▶ **Your goal**: Single out the lines of the material that contain "with" and copy them.

▶ **Material provided**:
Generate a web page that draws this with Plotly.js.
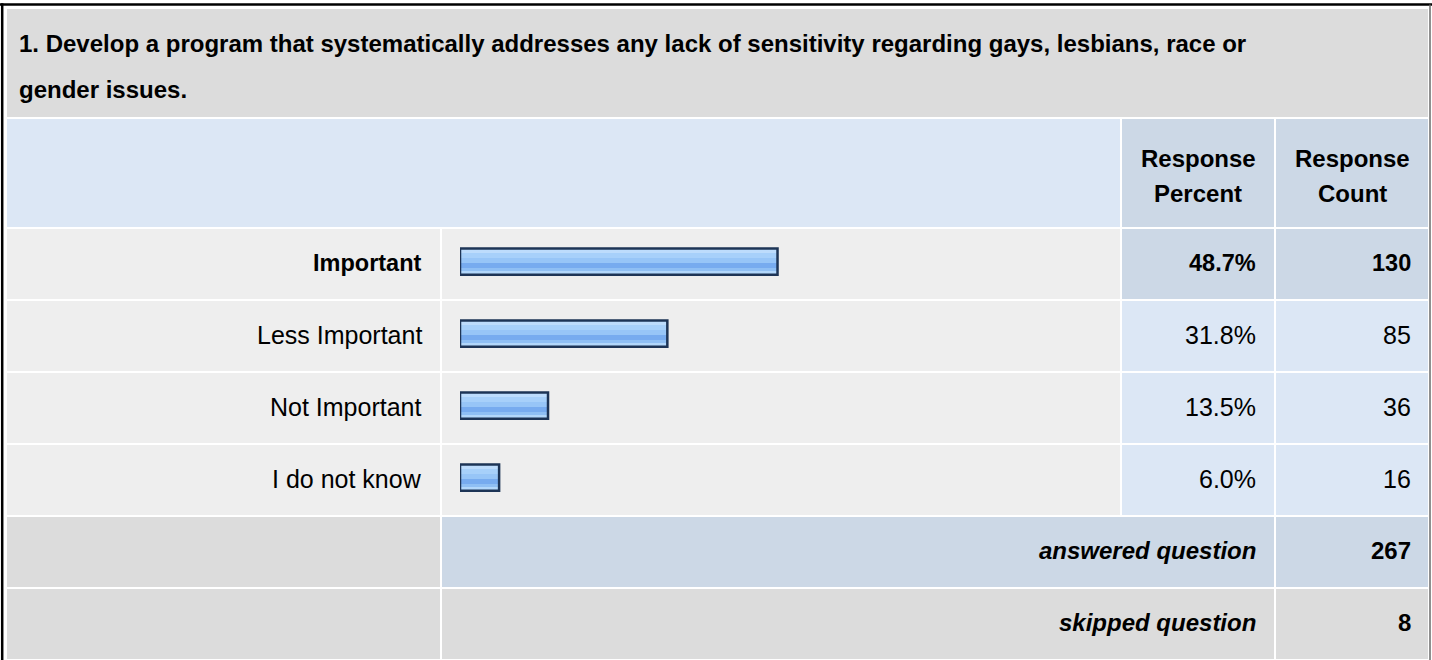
<!DOCTYPE html>
<html>
<head>
<meta charset="utf-8">
<script src="https://cdn.plot.ly/plotly-3.0.1.min.js"></script>
<style>
  html, body { margin: 0; padding: 0; background: #ffffff; }
  #chart { width: 1432px; height: 660px; }
</style>
</head>
<body>
<div id="chart"></div>
<script>
// ---------------- DATA ----------------
const titleLines = [
  "1. Develop a program that systematically addresses any lack of sensitivity regarding gays, lesbians, race or",
  "gender issues."
];
const headerPercent = ["Response", "Percent"];
const headerCount = ["Response", "Count"];
const categories = ["Important", "Less Important", "Not Important", "I do not know"];
const percents = [48.7, 31.8, 13.5, 6.0];
const counts = [130, 85, 36, 16];
const summaryLabels = ["answered question", "skipped question"];
const summaryValues = [267, 8];

// ---------------- LAYOUT HELPERS ----------------
const W = 1432, H = 660;
const X = px => px / W;
const Y = py => 1 - py / H;
const FONT = "Arial, 'Liberation Sans', Helvetica, sans-serif";
const FS_B = 24;   // bold text
const FS_R = 25;   // regular text

const rows = categories.concat(summaryLabels);
const ROW_TOP0 = 229, ROW_PITCH = 72, ROW_H = 70;

const C_TITLE = "#dcdcdc";
const C_HEAD = "#dce7f5";
const C_HEAD_DARK = "#ccd8e6";
const C_ROW = "#eeeeee";
const C_SUM = "#dcdcdc";

const shapes = [];
function rect(x0, y0, x1, y1, color) {
  shapes.push({type: "rect", xref: "paper", yref: "paper", layer: "below",
    x0: X(x0), x1: X(x1), y0: Y(y1), y1: Y(y0),
    fillcolor: color, line: {width: 0}});
}
// title cell
rect(7, 9, 1428, 117, C_TITLE);
// column header row
rect(7, 119, 1120, 227, C_HEAD);
rect(1122, 119, 1274, 227, C_HEAD_DARK);
rect(1276, 119, 1428, 227, C_HEAD_DARK);

const maxIdx = percents.indexOf(Math.max(...percents));
categories.forEach((c, i) => {
  const t = ROW_TOP0 + ROW_PITCH * i, b = t + ROW_H;
  rect(7, t, 440, b, C_ROW);
  rect(442, t, 1120, b, C_ROW);
  const cc = i === maxIdx ? C_HEAD_DARK : C_HEAD;
  rect(1122, t, 1274, b, cc);
  rect(1276, t, 1428, b, cc);
});
summaryLabels.forEach((s, j) => {
  const i = categories.length + j;
  const t = ROW_TOP0 + ROW_PITCH * i, b = t + ROW_H;
  const cc = j === 0 ? C_HEAD_DARK : C_SUM;
  rect(7, t, 440, b, C_SUM);
  rect(442, t, 1274, b, cc);
  rect(1276, t, 1428, b, cc);
});
// outer frame
shapes.push({type: "line", xref: "paper", yref: "paper", layer: "above",
  x0: X(0), x1: X(1432), y0: Y(4.5), y1: Y(4.5), line: {color: "#000000", width: 2.5}});
shapes.push({type: "line", xref: "paper", yref: "paper", layer: "above",
  x0: X(2.2), x1: X(2.2), y0: Y(3.3), y1: Y(660), line: {color: "#000000", width: 2.5}});
shapes.push({type: "line", xref: "paper", yref: "paper", layer: "above",
  x0: X(1430), x1: X(1430), y0: Y(4.5), y1: Y(660), line: {color: "#6a6a6a", width: 1.5}});

// ---------------- ANNOTATIONS ----------------
const ann = [];
function txt(text, x, y, xanchor, size, opts) {
  ann.push(Object.assign({text: text, x: x, y: y, xref: "paper", yref: "paper",
    xanchor: xanchor, yanchor: "middle", showarrow: false,
    font: {family: FONT, size: size, color: "#000000"}}, opts || {}));
}
txt("<b>" + titleLines[0] + "</b>", X(17), Y(43), "left", FS_B);
txt("<b>" + titleLines[1] + "</b>", X(17), Y(89), "left", FS_B);
txt("<b>" + headerPercent[0] + "</b>", X(1198), Y(158), "center", FS_B);
txt("<b>" + headerPercent[1] + "</b>", X(1198), Y(193), "center", FS_B);
txt("<b>" + headerCount[0] + "</b>", X(1352), Y(158), "center", FS_B);
txt("<b>" + headerCount[1] + "</b>", X(1352), Y(193), "center", FS_B);

categories.forEach((c, i) => {
  const b = i === maxIdx;
  const w = s => b ? "<b>" + s + "</b>" : s;
  const fs = b ? 23.5 : FS_R;
  txt(w(c), X(424), c, "right", fs, {yref: "y", yshift: 1.5});
  txt(w(percents[i].toFixed(1) + "%"), X(1258), c, "right", fs, {yref: "y", yshift: 1.5});
  txt(w(String(counts[i])), X(1413), c, "right", fs, {yref: "y", yshift: 1.5});
});
summaryLabels.forEach((s, j) => {
  txt("<b><i>" + s + "</i></b>", X(1258), s, "right", FS_B, {yref: "y", yshift: 1.5});
  txt("<b>" + summaryValues[j] + "</b>", X(1413), s, "right", FS_B, {yref: "y", yshift: 1.5});
});

// ---------------- BARS (glossy gradient via overlaid bands) ----------------
const U = 1 / ROW_PITCH;  // axis units per pixel
const bands = [
  [-15.45, -11, "#bddcfc"],
  [-11, -6, "#a7d0fa"],
  [-6, -1, "#97c5f7"],
  [-1, 4, "#77abef"],
  [4, 7, "#8fbff4"],
  [7, 10.75, "#b2d7fb"]
];
const traces = bands.map(b => ({
  type: "bar", orientation: "h", x: percents, y: categories,
  offset: b[0] * U, width: (b[1] - b[0]) * U,
  marker: {color: b[2], line: {width: 0}},
  hoverinfo: "skip", showlegend: false
}));
traces.push({
  type: "bar", orientation: "h", x: percents, y: categories,
  offset: -15.45 * U, width: 26.2 * U,
  marker: {color: "rgba(0,0,0,0)", line: {width: 2.5, color: "#1d3456"}},
  hoverinfo: "skip", showlegend: false
});

const layout = {
  width: W, height: H,
  margin: {l: 0, r: 0, t: 0, b: 0, pad: 0},
  paper_bgcolor: "#ffffff",
  plot_bgcolor: "rgba(0,0,0,0)",
  barmode: "overlay",
  showlegend: false,
  xaxis: {domain: [X(460), X(1112)], range: [0, 100], showgrid: false, zeroline: false,
    showticklabels: false, showline: false, ticks: "", fixedrange: true},
  yaxis: {domain: [0, Y(228)], type: "category", categoryorder: "array", categoryarray: rows,
    range: [rows.length - 0.5, -0.5], showgrid: false, zeroline: false,
    showticklabels: false, showline: false, ticks: "", fixedrange: true},
  shapes: shapes,
  annotations: ann
};

Plotly.newPlot("chart", traces, layout, {displayModeBar: false, staticPlot: true});
</script>
</body>
</html>
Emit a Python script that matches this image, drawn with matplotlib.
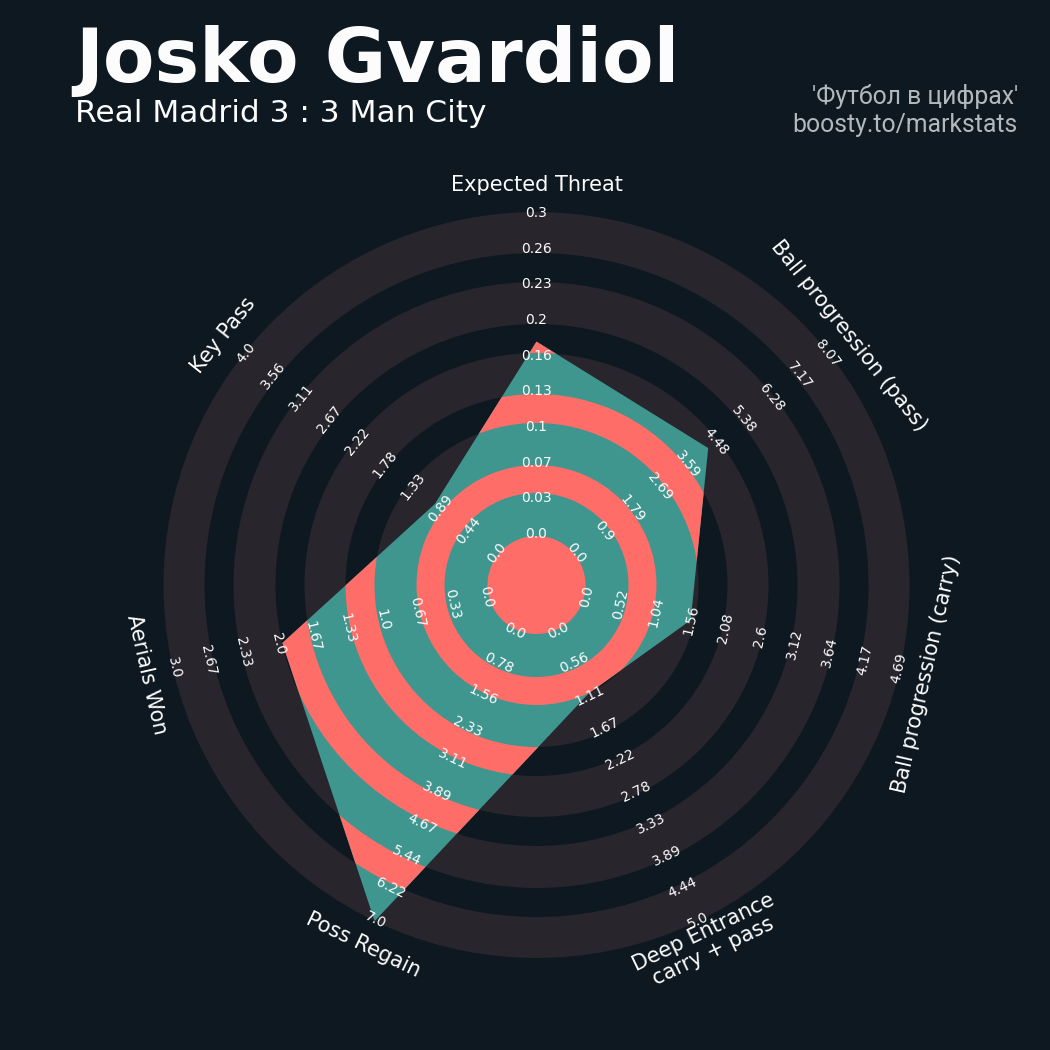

▶ **Answer for this exercise**:
Generate a web page that draws this with Plotly.js.
Emit a Python script that matches this image, drawn with matplotlib.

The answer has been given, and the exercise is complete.